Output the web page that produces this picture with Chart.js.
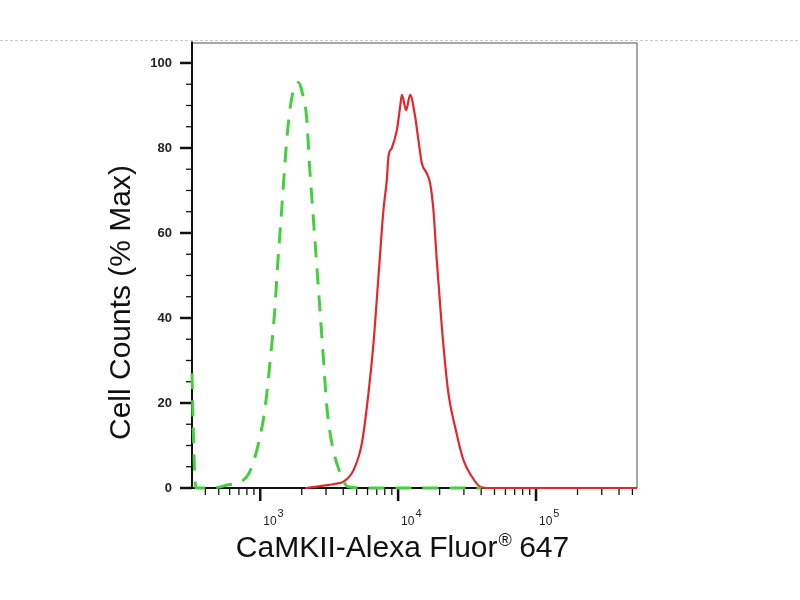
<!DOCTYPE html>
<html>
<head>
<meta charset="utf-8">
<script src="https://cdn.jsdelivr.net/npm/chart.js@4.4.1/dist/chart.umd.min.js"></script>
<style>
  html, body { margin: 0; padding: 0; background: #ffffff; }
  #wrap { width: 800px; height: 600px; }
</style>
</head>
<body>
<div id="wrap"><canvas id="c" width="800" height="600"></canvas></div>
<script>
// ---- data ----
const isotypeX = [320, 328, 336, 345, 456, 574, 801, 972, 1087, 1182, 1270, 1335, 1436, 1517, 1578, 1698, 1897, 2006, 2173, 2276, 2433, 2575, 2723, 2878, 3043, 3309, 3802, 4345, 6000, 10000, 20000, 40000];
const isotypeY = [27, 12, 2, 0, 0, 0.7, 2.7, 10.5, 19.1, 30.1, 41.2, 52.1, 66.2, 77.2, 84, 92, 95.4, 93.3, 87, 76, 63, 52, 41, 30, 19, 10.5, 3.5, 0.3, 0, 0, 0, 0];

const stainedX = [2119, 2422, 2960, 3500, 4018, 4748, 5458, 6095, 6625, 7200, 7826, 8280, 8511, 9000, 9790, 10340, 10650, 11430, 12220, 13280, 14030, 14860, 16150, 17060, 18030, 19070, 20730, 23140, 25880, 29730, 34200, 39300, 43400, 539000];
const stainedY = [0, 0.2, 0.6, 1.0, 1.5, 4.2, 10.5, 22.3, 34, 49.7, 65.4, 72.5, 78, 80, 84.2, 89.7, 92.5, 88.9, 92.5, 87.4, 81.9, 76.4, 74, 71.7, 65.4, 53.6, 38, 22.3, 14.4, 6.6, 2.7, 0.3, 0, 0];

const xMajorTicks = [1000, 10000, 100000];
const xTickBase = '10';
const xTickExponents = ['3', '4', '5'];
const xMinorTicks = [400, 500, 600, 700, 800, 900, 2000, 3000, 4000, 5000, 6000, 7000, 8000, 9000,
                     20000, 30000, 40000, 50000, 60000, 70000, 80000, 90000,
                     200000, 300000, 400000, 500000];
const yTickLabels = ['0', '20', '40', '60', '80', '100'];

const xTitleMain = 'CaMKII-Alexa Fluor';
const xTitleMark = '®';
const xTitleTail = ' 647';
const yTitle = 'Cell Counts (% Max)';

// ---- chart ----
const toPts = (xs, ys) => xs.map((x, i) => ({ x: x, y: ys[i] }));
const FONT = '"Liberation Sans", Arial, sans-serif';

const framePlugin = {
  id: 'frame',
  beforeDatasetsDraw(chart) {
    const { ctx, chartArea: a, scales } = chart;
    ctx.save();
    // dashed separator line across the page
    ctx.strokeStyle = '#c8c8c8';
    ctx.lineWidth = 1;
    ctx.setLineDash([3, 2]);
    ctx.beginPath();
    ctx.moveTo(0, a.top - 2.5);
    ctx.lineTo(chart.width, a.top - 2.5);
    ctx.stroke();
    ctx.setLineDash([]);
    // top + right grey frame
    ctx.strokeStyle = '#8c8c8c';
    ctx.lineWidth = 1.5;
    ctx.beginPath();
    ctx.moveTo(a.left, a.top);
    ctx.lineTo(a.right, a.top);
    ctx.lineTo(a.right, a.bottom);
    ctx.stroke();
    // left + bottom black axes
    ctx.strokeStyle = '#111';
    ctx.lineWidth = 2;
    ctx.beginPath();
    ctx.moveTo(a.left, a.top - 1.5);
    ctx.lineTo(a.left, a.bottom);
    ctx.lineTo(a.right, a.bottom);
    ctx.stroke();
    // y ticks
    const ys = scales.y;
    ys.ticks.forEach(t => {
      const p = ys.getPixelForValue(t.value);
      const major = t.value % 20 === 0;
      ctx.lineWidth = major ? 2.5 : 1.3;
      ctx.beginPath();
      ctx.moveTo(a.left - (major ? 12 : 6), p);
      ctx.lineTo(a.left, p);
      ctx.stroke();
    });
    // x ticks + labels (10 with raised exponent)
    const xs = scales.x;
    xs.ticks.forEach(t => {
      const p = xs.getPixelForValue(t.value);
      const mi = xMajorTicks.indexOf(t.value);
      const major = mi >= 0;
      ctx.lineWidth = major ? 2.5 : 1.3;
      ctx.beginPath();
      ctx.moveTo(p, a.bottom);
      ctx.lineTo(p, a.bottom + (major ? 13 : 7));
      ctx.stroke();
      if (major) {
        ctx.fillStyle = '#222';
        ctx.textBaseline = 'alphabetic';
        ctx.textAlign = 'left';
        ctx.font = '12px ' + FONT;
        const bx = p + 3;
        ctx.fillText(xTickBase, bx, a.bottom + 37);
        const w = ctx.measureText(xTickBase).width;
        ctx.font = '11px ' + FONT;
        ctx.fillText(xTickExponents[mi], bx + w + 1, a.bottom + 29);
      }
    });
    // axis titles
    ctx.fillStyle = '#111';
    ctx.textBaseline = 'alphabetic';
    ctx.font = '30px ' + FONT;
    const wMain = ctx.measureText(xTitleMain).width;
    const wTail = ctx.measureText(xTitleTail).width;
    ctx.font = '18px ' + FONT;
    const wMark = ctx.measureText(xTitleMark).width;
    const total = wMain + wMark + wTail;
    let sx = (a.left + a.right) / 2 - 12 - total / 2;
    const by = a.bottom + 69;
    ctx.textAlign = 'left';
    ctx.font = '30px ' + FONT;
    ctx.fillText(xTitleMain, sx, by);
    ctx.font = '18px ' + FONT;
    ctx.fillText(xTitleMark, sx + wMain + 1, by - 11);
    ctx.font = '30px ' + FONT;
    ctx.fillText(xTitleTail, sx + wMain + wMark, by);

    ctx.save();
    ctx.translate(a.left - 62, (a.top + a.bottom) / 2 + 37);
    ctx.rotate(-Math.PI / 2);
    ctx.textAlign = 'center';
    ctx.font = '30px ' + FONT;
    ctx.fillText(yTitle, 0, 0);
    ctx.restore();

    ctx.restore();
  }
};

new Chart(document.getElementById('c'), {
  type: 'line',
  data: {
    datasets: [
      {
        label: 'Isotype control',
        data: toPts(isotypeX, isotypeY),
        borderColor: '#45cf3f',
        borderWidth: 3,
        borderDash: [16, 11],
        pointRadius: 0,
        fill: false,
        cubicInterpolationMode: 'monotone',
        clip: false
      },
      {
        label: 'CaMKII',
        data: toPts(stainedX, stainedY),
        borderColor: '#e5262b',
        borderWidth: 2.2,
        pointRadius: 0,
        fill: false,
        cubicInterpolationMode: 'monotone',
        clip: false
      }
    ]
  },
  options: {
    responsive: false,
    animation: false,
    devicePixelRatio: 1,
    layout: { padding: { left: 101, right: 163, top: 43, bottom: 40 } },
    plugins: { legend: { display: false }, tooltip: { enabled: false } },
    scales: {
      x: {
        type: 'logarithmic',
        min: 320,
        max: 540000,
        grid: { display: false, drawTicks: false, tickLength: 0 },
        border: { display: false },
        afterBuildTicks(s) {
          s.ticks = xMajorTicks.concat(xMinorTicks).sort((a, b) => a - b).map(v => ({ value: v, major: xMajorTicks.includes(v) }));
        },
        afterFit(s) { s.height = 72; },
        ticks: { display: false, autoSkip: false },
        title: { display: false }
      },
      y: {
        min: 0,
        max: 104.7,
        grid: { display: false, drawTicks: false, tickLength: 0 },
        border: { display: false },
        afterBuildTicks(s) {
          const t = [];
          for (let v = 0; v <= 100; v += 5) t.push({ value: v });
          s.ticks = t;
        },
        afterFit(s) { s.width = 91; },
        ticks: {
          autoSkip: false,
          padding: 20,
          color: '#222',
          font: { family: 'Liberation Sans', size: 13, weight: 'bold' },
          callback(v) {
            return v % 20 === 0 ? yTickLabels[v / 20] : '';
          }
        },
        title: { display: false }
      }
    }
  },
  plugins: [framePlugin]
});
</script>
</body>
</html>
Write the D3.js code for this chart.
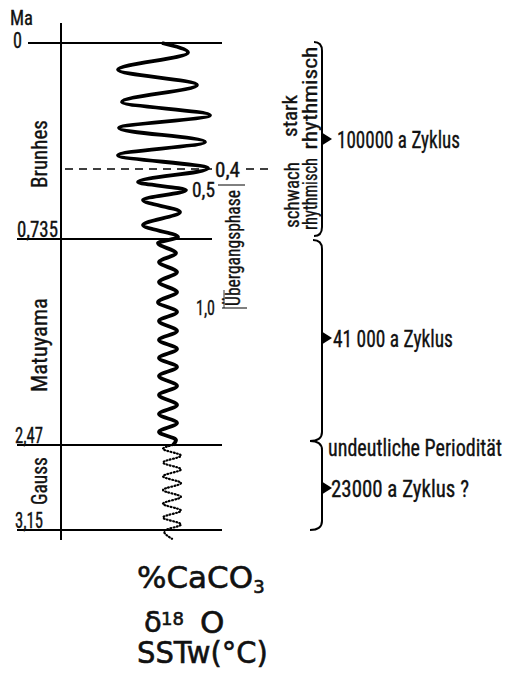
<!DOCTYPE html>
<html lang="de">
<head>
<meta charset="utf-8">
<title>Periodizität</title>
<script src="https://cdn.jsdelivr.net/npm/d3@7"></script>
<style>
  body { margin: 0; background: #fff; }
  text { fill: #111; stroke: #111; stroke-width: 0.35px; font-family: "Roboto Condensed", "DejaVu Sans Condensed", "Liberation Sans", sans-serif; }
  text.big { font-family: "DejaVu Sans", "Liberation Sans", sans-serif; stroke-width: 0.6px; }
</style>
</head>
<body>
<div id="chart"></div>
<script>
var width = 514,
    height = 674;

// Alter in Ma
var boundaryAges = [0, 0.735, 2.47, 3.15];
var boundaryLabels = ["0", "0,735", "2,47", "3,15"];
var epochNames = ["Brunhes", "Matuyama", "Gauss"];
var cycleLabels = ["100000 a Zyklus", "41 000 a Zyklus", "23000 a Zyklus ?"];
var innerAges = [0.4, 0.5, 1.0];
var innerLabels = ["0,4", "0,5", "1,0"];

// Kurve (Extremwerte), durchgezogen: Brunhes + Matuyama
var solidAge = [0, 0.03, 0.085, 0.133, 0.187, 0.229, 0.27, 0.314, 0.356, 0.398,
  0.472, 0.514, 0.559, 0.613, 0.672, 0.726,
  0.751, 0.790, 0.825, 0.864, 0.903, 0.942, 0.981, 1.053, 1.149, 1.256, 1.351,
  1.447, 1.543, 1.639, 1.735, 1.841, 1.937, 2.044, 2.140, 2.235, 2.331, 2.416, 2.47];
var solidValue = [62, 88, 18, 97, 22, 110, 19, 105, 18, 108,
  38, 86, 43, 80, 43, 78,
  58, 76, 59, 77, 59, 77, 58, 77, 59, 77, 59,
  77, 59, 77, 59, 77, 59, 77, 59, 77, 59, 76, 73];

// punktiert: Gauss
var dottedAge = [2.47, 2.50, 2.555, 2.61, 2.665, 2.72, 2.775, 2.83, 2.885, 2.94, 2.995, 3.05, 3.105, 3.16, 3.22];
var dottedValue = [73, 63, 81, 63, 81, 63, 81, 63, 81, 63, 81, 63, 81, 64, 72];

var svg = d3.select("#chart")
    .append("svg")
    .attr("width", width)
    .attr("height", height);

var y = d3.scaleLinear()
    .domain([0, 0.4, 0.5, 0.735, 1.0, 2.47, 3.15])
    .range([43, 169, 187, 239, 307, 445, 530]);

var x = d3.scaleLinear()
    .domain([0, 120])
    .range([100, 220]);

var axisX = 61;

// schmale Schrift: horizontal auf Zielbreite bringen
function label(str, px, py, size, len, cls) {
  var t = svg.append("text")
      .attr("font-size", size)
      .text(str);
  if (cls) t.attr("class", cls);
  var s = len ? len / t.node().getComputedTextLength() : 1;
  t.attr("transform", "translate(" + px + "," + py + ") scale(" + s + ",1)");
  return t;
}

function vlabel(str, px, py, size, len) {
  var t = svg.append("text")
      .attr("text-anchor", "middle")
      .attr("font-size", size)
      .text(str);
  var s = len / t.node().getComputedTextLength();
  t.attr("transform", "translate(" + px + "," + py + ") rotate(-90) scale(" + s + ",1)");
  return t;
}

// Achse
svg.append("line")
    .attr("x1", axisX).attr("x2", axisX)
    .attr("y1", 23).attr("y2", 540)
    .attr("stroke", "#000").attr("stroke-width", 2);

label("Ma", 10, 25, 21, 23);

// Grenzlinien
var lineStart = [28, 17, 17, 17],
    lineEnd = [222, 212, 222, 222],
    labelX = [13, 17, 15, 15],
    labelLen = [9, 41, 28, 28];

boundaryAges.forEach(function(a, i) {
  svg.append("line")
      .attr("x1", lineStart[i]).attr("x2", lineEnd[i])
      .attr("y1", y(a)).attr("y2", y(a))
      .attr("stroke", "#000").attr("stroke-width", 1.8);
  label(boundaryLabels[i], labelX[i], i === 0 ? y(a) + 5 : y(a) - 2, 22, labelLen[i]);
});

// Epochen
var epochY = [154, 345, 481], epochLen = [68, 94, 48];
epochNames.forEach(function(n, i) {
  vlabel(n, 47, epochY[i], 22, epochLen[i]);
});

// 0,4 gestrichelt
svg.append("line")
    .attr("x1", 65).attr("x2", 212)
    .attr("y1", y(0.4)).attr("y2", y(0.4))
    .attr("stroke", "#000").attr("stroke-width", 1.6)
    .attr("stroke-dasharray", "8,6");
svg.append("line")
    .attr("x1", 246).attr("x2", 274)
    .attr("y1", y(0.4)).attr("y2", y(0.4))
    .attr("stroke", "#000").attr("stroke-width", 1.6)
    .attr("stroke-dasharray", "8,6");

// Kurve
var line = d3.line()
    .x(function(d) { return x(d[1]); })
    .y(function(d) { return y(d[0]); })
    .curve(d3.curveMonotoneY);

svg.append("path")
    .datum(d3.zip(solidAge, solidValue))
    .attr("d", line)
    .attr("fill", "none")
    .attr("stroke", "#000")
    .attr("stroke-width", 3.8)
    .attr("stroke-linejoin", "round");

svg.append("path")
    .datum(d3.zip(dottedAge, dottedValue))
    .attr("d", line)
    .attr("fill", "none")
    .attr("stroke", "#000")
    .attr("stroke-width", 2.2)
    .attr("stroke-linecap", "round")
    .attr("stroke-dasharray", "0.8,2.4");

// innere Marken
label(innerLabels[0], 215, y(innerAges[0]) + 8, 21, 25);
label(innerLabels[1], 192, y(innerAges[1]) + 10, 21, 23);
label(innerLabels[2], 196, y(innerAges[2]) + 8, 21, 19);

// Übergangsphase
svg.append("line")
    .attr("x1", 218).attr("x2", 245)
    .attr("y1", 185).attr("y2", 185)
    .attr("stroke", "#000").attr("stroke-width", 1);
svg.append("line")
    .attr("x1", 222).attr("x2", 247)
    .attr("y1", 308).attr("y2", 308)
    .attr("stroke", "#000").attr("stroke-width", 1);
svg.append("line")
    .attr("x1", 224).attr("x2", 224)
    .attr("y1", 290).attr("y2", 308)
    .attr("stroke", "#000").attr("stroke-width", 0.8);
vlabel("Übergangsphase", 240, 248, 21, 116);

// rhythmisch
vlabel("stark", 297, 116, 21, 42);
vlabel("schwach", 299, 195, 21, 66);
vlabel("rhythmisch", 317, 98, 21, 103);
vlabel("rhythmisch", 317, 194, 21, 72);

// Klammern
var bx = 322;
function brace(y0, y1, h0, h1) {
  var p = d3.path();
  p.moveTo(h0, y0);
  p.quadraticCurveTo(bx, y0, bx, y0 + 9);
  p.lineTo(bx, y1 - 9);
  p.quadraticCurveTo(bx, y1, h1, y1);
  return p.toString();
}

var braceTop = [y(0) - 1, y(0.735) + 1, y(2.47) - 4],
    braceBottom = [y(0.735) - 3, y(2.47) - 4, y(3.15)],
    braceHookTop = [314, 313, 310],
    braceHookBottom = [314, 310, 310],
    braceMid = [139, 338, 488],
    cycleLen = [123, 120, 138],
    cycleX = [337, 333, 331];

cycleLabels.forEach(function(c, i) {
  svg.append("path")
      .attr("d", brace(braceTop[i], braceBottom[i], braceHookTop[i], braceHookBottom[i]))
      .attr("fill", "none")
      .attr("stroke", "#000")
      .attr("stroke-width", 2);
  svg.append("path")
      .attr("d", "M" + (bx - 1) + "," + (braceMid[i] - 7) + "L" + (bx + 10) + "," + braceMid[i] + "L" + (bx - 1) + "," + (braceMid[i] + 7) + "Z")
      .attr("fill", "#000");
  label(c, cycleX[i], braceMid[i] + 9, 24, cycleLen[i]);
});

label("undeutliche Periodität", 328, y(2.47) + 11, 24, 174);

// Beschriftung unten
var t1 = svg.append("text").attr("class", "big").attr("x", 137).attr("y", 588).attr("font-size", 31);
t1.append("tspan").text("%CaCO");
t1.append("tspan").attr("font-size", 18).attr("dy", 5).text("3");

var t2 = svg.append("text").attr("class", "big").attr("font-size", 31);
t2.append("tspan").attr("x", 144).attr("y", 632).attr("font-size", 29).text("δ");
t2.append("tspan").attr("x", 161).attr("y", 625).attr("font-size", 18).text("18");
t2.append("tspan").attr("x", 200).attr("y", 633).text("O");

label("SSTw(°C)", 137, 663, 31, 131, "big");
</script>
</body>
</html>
================================
| Aim of the exercise |
Pick out each line above that includes "with" and show it.

| Complete answer |
Output the web page that produces this picture with Chart.js.
    // x ticks + labels (10 with raised exponent)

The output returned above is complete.